Die Liste der russischen Importverbote der vergangenen Jahre stimmt ziemlich genau mit den außenpolitischen Verstimmungen des Kremls überein. Auch wenn die zuständigen Stellen dies verneinen, liegt die Vermutung nahe, das hier nicht nur der Schutz der Bevölkerung vor gesundheitsschädlichen Lebensmitteln im Zentrum steht, sondern dass Moskau Handelsbestimmungen als Fortführung der Außenpolitik mit anderen Mitteln nützt.

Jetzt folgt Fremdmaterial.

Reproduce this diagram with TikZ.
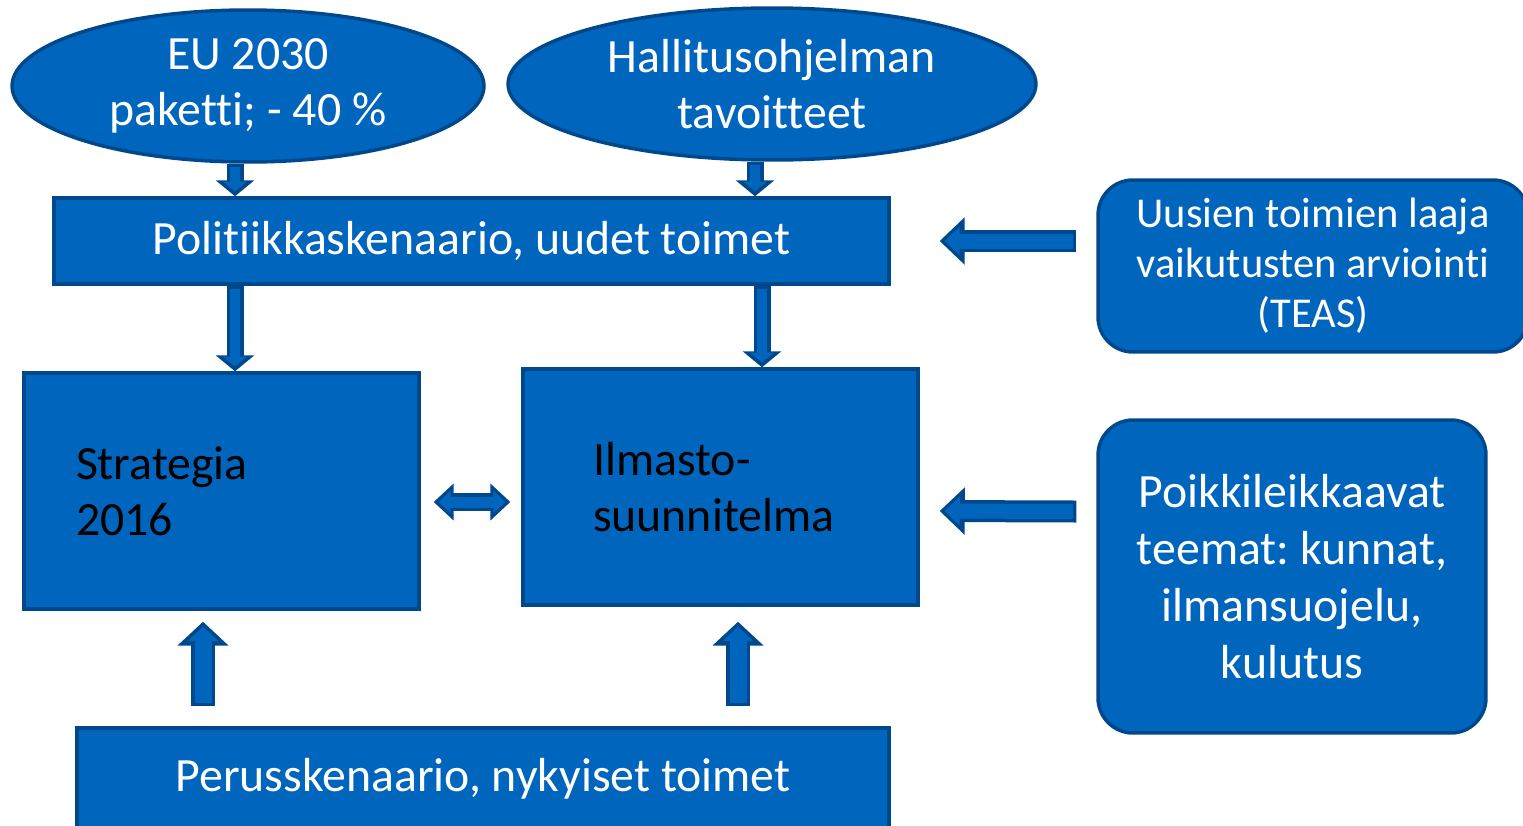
\documentclass[tikz,border=0pt]{standalone}
\usepackage{fontspec}
\setmainfont{Carlito}[Ligatures=NoCommon]
\usetikzlibrary{shapes.geometric,arrows.meta,calc}
\frenchspacing

\definecolor{boxblue}{RGB}{0,101,189}
\definecolor{edgeblue}{RGB}{0,72,140}

\tikzset{
  bubble/.style={ellipse, draw=edgeblue, fill=boxblue, line width=0.07cm, text=white, align=center, inner sep=0pt},
  box/.style={rectangle, draw=edgeblue, fill=boxblue, line width=0.07cm},
  roundbox/.style={box, rounded corners=0.7cm, text=white, align=center},
  fatarrow/.style n args={3}{draw=edgeblue, line width=#1, -{Triangle[width=#2,length=#3]},
    postaction={draw=boxblue, line width=#1-0.14cm, shorten <=0.07cm, shorten >=0.1cm, -{Triangle[width=#2,length=#3,scale=0.6]}}},
  fatboth/.style n args={3}{draw=edgeblue, line width=#1, {Triangle[width=#2,length=#3]}-{Triangle[width=#2,length=#3]},
    postaction={draw=boxblue, line width=#1-0.14cm, shorten <=0.1cm, shorten >=0.1cm, {Triangle[width=#2,length=#3,scale=0.6]}-{Triangle[width=#2,length=#3,scale=0.6]}}}
}

\begin{document}
\begin{tikzpicture}[x=0.02cm, y=-0.02cm, font=\fontsize{27.2}{32}\selectfont]
  \useasboundingbox (0,0) rectangle (1523,825);

  % sources
  \node[bubble, minimum width=9.44cm, minimum height=3.04cm] (eu) at (248,86) {EU 2030\\paketti; - 40 \%};
  \node[bubble, minimum width=10.56cm, minimum height=3.04cm] (hallitus) at (772,84) {Hallitusohjelman\\tavoitteet};

  % scenarios and plans
  \node[box, text=white, minimum width=16.7cm, minimum height=1.72cm] (polit) at (471.5,241) {Politiikkaskenaario, uudet toimet};
  \node[box, minimum width=7.9cm, minimum height=4.72cm, text width=5.82cm, align=left] (strategia) at (221.5,491) {Strategia\\2016\\[-0.2cm]};
  \node[box, minimum width=7.9cm, minimum height=4.72cm, text width=5.1cm, align=left] (ilmasto) at (720.5,487) {Ilmasto-\\suunnitelma};
  \node[box, text=white, minimum width=16.24cm, minimum height=2.04cm] (perus) at (483,779) {Perusskenaario, nykyiset toimet};

  % side inputs
  \node[roundbox, minimum width=8.6cm, minimum height=3.44cm, font=\fontsize{24.2}{28.5}\selectfont] (uusien) at (1313,266) {Uusien toimien laaja\\vaikutusten arviointi\\(TEAS)};
  \node[roundbox, minimum width=7.76cm, minimum height=6.26cm, font=\fontsize{27.2}{32.4}\selectfont] (poikki) at (1292,576.5) {Poikkileikkaavat\\teemat: kunnat,\\ilmansuojelu,\\kulutus};

  % arrows
  \draw[fatarrow={0.34cm}{0.76cm}{0.32cm}] (235,0 |- eu.south) -- (235,0 |- polit.north);
  \draw[fatarrow={0.34cm}{0.76cm}{0.32cm}] (755,0 |- hallitus.south) -- (755,0 |- polit.north);
  \draw[fatarrow={0.34cm}{0.76cm}{0.32cm}] (235,0 |- polit.south) -- (235,0 |- strategia.north);
  \draw[fatarrow={0.34cm}{0.76cm}{0.32cm}] (762,0 |- polit.south) -- (762,0 |- ilmasto.north);
  \draw[fatarrow={0.48cm}{1.0cm}{0.48cm}] ($(203,0 |- perus.north)+(0,-20)$) -- ($(203,0 |- strategia.south)+(0,11)$);
  \draw[fatarrow={0.48cm}{1.0cm}{0.48cm}] ($(738,0 |- perus.north)+(0,-20)$) -- ($(738,0 |- ilmasto.south)+(0,15)$);
  \draw[fatarrow={0.44cm}{0.92cm}{0.5cm}] ($(uusien.west |- polit)+(-20,0)$) -- ($(polit.east)+(49,0)$);
  \draw[fatarrow={0.44cm}{0.92cm}{0.5cm}] ($(poikki.west)+(-20,-65)$) -- ($(ilmasto.east)+(20,24)$);
  \draw[fatboth={0.36cm}{0.72cm}{0.4cm}] ($(strategia.east)+(13,11)$) -- ($(ilmasto.west)+(-11,15)$);
\end{tikzpicture}
\end{document}
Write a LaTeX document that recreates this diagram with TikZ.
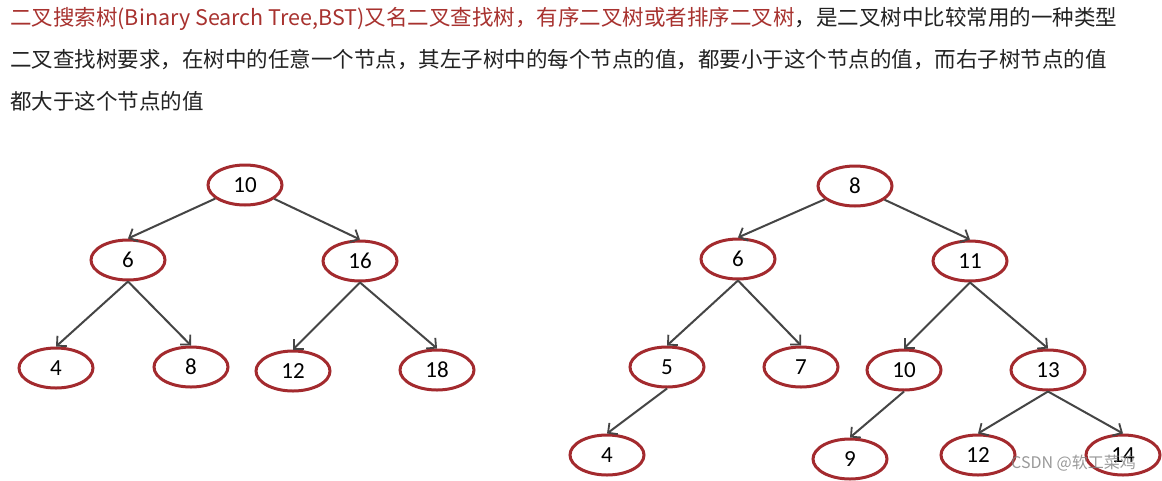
\documentclass[tikz,border=0pt]{standalone}
\usepackage{fontspec}
\setmainfont{Carlito}
\newfontfamily\cjk{Noto Sans CJK SC}
\usetikzlibrary{shapes.geometric,arrows.meta}
\definecolor{nodered}{HTML}{A32A2E}
\definecolor{txtred}{HTML}{A8322F}
\definecolor{txtdark}{HTML}{222222}
\definecolor{edgegray}{HTML}{454545}
\tikzset{
  bst/.style={ellipse,draw=nodered,line width=3pt,minimum width=74pt,minimum height=40pt,inner sep=0pt,
     font=\fontsize{23}{23}\selectfont,text=black},
  arr/.style={draw=edgegray,line width=2pt,-{Straight Barb[length=7pt,width=14pt,line width=1.8pt]}},
  line/.style={anchor=west,font=\cjk\fontsize{21.5}{22}\selectfont,text=txtdark,inner sep=0pt},
}
\begin{document}
\begin{tikzpicture}[x=1pt,y=-1pt]
\path[use as bounding box,fill=white] (0,0) rectangle (1162,480);
% text
\node[line] (t1) at (10,19) {\textcolor{txtred}{二叉搜索树(Binary Search Tree,BST)又名二叉查找树，有序二叉树或者排序二叉树}，是二叉树中比较常用的一种类型};
\node[line] (t2) at (10,60) {二叉查找树要求，在树中的任意一个节点，其左子树中的每个节点的值，都要小于这个节点的值，而右子树节点的值};
\node[line] (t3) at (10,101) {都大于这个节点的值};
% left tree
\node[bst] (a10) at (245,185) {10};
\node[bst] (a6) at (128,260) {6};
\node[bst] (a16) at (360,261) {16};
\node[bst] (a4) at (56,368) {4};
\node[bst] (a8) at (191,367) {8};
\node[bst] (a12) at (293,371) {12};
\node[bst] (a18) at (437,370) {18};
\draw[arr] (a10) -- (a6.north);
\draw[arr] (a10) -- (a16.north);
\draw[arr] (a6.south) -- (a4.north);
\draw[arr] (a6.south) -- (a8.north);
\draw[arr] (a16.south) -- (a12.north);
\draw[arr] (a16.south) -- (a18.north);
% right tree
\node[bst] (b8) at (855,186) {8};
\node[bst] (b6) at (738,259) {6};
\node[bst] (b11) at (970,261) {11};
\node[bst] (b5) at (667,367) {5};
\node[bst] (b7) at (801,367) {7};
\node[bst] (b10) at (904,370) {10};
\node[bst] (b13) at (1048,370) {13};
\node[bst] (b4) at (607,455) {4};
\node[bst] (b9) at (850,459) {9};
\node[bst] (b12) at (978,455) {12};
\node[bst] (b14) at (1123,455) {14};
\draw[arr] (b8) -- (b6.north);
\draw[arr] (b8) -- (b11.north);
\draw[arr] (b6.south) -- (b5.north);
\draw[arr] (b6.south) -- (b7.north);
\draw[arr] (b11.south) -- (b10.north);
\draw[arr] (b11.south) -- (b13.north);
\draw[arr] (b5.south) -- (b4.north);
\draw[arr] (b10.south) -- (b9.north);
\draw[arr] (b13.south) -- (b12.north);
\draw[arr] (b13.south) -- (b14.north);
% watermark
\node[anchor=west,inner sep=0pt,font=\cjk\fontsize{16}{16}\selectfont,text=gray,opacity=0.8] (wm) at (1011,463) {CSDN @软工菜鸡};
\end{tikzpicture}
\end{document}
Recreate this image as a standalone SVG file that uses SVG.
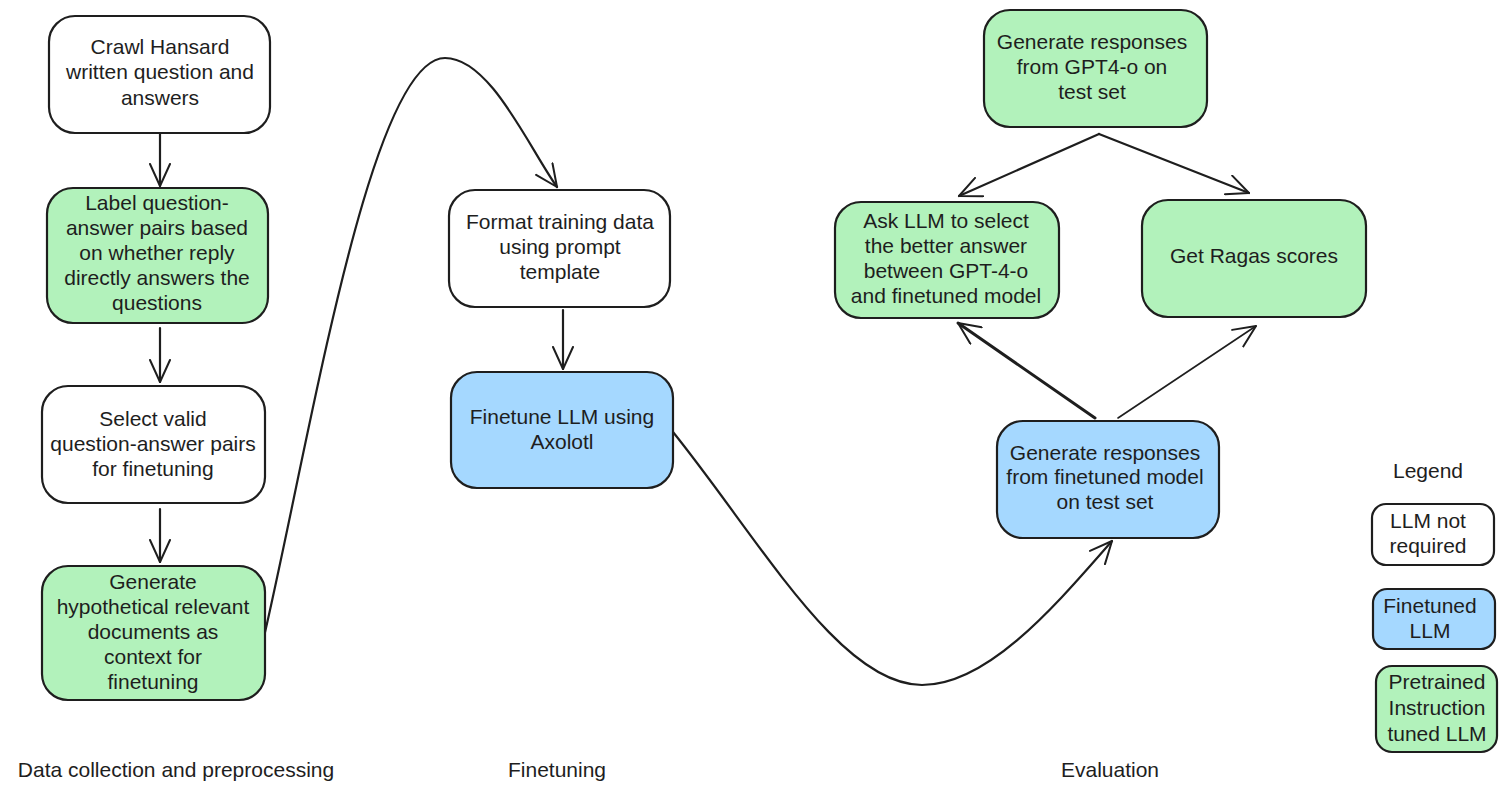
<svg xmlns="http://www.w3.org/2000/svg" width="1507" height="793" viewBox="0 0 1507 793">
<style>
.box{stroke:#1e1e1e;stroke-width:2.2;}
.white{fill:#ffffff;}
.green{fill:#b2f2bb;}
.blue{fill:#a5d8ff;}
.t{font-family:"Liberation Sans",Arial,sans-serif;font-size:21px;fill:#1e1e1e;text-anchor:middle;}
.edge{fill:none;stroke:#1e1e1e;stroke-width:2.2;stroke-linecap:round;}
</style>
<defs>
<marker id="ah" markerUnits="userSpaceOnUse" viewBox="0 0 24 22" refX="23" refY="11" markerWidth="24" markerHeight="22" orient="auto">
<path d="M1,1 L23,11 L1,21" fill="none" stroke="#1e1e1e" stroke-width="2" stroke-linecap="round" stroke-linejoin="round"/>
</marker>
</defs>
<rect width="1507" height="793" fill="#ffffff"/>

<g id="connectors">
<line class="edge" x1="160" y1="134" x2="160" y2="186" marker-end="url(#ah)"/>
<line class="edge" x1="160" y1="328" x2="160" y2="382" marker-end="url(#ah)"/>
<line class="edge" x1="160" y1="509" x2="160" y2="562" marker-end="url(#ah)"/>
<line class="edge" x1="563" y1="310" x2="563" y2="369" marker-end="url(#ah)"/>
<path class="edge" d="M263,641 C310,440 370,58 445,58 C490,58 528,146 557,187" marker-end="url(#ah)"/>
<path class="edge" d="M673,432 C760,540 840,685 922,685 C990,685 1060,600 1112,541" marker-end="url(#ah)"/>
<line class="edge" x1="1099" y1="134" x2="959" y2="196" marker-end="url(#ah)"/>
<line class="edge" x1="1099" y1="134" x2="1249" y2="193" marker-end="url(#ah)"/>
<line class="edge" style="stroke-width:3" x1="1095" y1="418" x2="958" y2="323" marker-end="url(#ah)"/>
<line class="edge" style="stroke-width:1.6" x1="1118" y1="418" x2="1256" y2="326" marker-end="url(#ah)"/>
</g>

<g id="n1">
<rect class="box white" x="49" y="16" width="221" height="117" rx="26"/>
<text class="t" x="160" y="54">Crawl Hansard</text>
<text class="t" x="160" y="79">written question and</text>
<text class="t" x="160" y="105">answers</text>
</g>
<g id="n2">
<rect class="box green" x="47" y="188" width="221" height="135" rx="26"/>
<text class="t" x="157" y="210">Label question-</text>
<text class="t" x="157" y="235">answer pairs based</text>
<text class="t" x="157" y="260">on whether reply</text>
<text class="t" x="157" y="285">directly answers the</text>
<text class="t" x="157" y="310">questions</text>
</g>
<g id="n3">
<rect class="box white" x="42" y="386" width="223" height="117" rx="26"/>
<text class="t" x="153" y="426">Select valid</text>
<text class="t" x="153" y="451">question-answer pairs</text>
<text class="t" x="153" y="476">for finetuning</text>
</g>
<g id="n4">
<rect class="box green" x="42" y="566" width="223" height="134" rx="26"/>
<text class="t" x="153" y="589">Generate</text>
<text class="t" x="153" y="614">hypothetical relevant</text>
<text class="t" x="153" y="639">documents as</text>
<text class="t" x="153" y="664">context for</text>
<text class="t" x="153" y="689">finetuning</text>
</g>
<g id="n5">
<rect class="box white" x="449" y="190" width="221" height="117" rx="26"/>
<text class="t" x="560" y="229">Format training data</text>
<text class="t" x="560" y="254">using prompt</text>
<text class="t" x="560" y="279">template</text>
</g>
<g id="n6">
<rect class="box blue" x="451" y="372" width="222" height="116" rx="26"/>
<text class="t" x="562" y="424">Finetune LLM using</text>
<text class="t" x="562" y="449">Axolotl</text>
</g>
<g id="n7">
<rect class="box green" x="984" y="10" width="223" height="117" rx="26"/>
<text class="t" x="1092" y="49">Generate responses</text>
<text class="t" x="1092" y="74">from GPT4-o on</text>
<text class="t" x="1092" y="99">test set</text>
</g>
<g id="n8">
<rect class="box green" x="835" y="202" width="224" height="116" rx="26"/>
<text class="t" x="946" y="228">Ask LLM to select</text>
<text class="t" x="946" y="253">the better answer</text>
<text class="t" x="946" y="278">between GPT-4-o</text>
<text class="t" x="946" y="303">and finetuned model</text>
</g>
<g id="n9">
<rect class="box green" x="1142" y="200" width="224" height="117" rx="26"/>
<text class="t" x="1254" y="263">Get Ragas scores</text>
</g>
<g id="n10">
<rect class="box blue" x="997" y="421" width="222" height="117" rx="26"/>
<text class="t" x="1105" y="460">Generate responses</text>
<text class="t" x="1105" y="484">from finetuned model</text>
<text class="t" x="1105" y="509">on test set</text>
</g>

<g id="legend">
<text class="t" x="1428" y="478">Legend</text>
<g id="lg1">
<rect class="box white" x="1372" y="504" width="122" height="61" rx="14"/>
<text class="t" x="1428" y="528">LLM not</text>
<text class="t" x="1428" y="553">required</text>
</g>
<g id="lg2">
<rect class="box blue" x="1373" y="589" width="122" height="60" rx="14"/>
<text class="t" x="1430" y="613">Finetuned</text>
<text class="t" x="1430" y="638">LLM</text>
</g>
<g id="lg3">
<rect class="box green" x="1376" y="666" width="121" height="86" rx="16"/>
<text class="t" x="1437" y="689">Pretrained</text>
<text class="t" x="1437" y="715">Instruction</text>
<text class="t" x="1437" y="741">tuned LLM</text>
</g>
</g>

<g id="section-labels">
<text class="t" x="176" y="777">Data collection and preprocessing</text>
<text class="t" x="557" y="777">Finetuning</text>
<text class="t" x="1110" y="777">Evaluation</text>
</g>
</svg>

Etwa im Fall Georgiens: 2006 hatte Rospotrebnadsor, die föderale Aufsichtsbehörde für Verbraucherschutz und Gesundheit, angeblich giftige Substanzen im georgischen Wein entdeckt und verhängte ein Importverbot. Zuvor hatte der damalige georgische Präsident Micheil Saakaschwili Moskau mit der Ankündigung einer georgischen Nato-Mitgliedschaft vor den Kopf gestoßen. Der Tonfall änderte sich erst wieder, als im Herbst 2012 bei den Parlamentswahlen das Bündnis „Georgischer Traum“ von Bidsina Iwanischwili gewann.

Im Wahlkampf hatte dieser einen Ausgleich mit Moskau versprochen, seit dem vergangenen Sommer darf georgischer Wein wieder nach Russland importiert werden. Zum Politikum wurde der Weinimport auch bei der Republik Moldau. Als diese sich 2006 ebenfalls stärker nach Westen auszurichten begann, reagierte Moskau auch mit einem Importverbot für moldawische Weine. Zwar wurde dieses ein Jahr später bereits wieder aufgehoben; doch nachdem das Parlament der Republik Moldau vor Kurzem das Assoziierungsabkommen mit der EU ratifizierte, verhängte Moskau erneut ein Importverbot, dieses Mal für Fleischprodukte, Früchte und Gemüse.

WTO: Politik nicht erlaubt

Wie die vergangenen Monate gezeigt haben, hat auch der Beitritt zur Welthandelsorganisation WTO im August 2012 Russlands Handelspolitik nicht wesentlich entpolitisiert. Insbesondere auf die Assoziierungsabkommen, welche die Ukraine, die Republik Moldau und Georgien mit Brüssel unterschrieben haben, hat der Kreml scharf reagiert. Bereits vor einem Jahr drohte Moskau Kiew mit Importverboten, zeitweilig durfte Schokolade der Marke Roshen, die dem ukrainischen Präsidenten Pedro Poroschenko gehört, unter dem Vorwand karzinogener Inhaltsstoffe nicht eingeführt werden. Als WTO-Mitglied hat Russland ein Anrecht auf strenge Kontrolle importierter Lebensmitteln, Importverbote aus politischen Gründen sind jedoch innerhalb der WTO nicht erlaubt.